The City Council is pursuing an additional $93 million worth of debt to cover several various capital improvement projects for the city, and wants to set out all the facts for the public to let them know why they are doing so.

Mayor David Turner said the bond council, who oversee the city’s application process for the certificate of obligation they’re pursuing, is currently looking over a PowerPoint made by the city to show facts about issues the city is facing. The reason it has to be looked over is because the presentation can’t be outright for or against pursuing the debt.

“It just has to be the facts, like with a bond election,” Turner said. “It can’t be pro, it can’t be con, you just have to put the facts.”

With this debt issuance, the city is looking at using the money in a number of areas, including building new fire stations, a new animal shelter, renovating parks and improving roadways. Some of these facts involve the number of calls received by Odessa Fire Rescue.

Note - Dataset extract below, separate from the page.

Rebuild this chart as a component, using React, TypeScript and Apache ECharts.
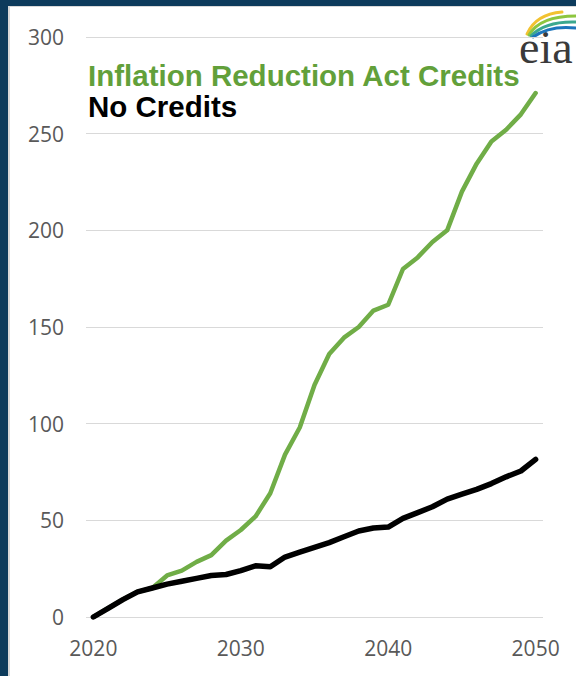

“Probably every three shifts, we run out of ambulances, we also about once a week run out of all the equipment for fire,” Turner said. “One slide actually shows the runs for about eight or nine other cities, including Lubbock, and our EMS guys run more than Lubbock does, they have I think 15 stations.”

Turner said the city is also working on a fact sheet presenting the same information to be published online, but City Manager Michael Marrero said they are still working to finalize the information on the fact sheet.

The City Council can’t have town hall meetings to discuss the debt issuance and hear public feedback, because they aren’t allowed to use city funds for that, but Turner said they will have public sessions at upcoming City Council meetings to discuss how they arrived at pursuing debt and people will be allowed to talk about it.

A certificate of obligation, as opposed to a bond, does not need to be approved through an election, only by the City Council. Interim City Attorney Gary Landers said one reason a City Council might choose to pursue a certificate of obligation is a feeling of urgency.

“As part of that public hearing, you can certainly say ‘here’s why I think this needs to be done now,’” Landers said.

Landers also said when they do vote to finally approve the debt issuance on Aug. 13, council members can say they are going to vote for the debt issuance because they think the capital improvement projects are needed and they’re convinced the city needs to do this.

“I know the public kind of likes to vote on things themselves, but this is pretty complicated, very expensive,” Landers said.

There was some public outcry on social media following news that the debt issuance will affect the property tax rate and may cause it to be raised when the next fiscal year starts Oct. 1. The one way the public could stop the pursuance of debt would be through petitioning. A petition with signatures from at least 5% of registered voters in Odessa, submitted by Aug. 13, would stop the debt issuance.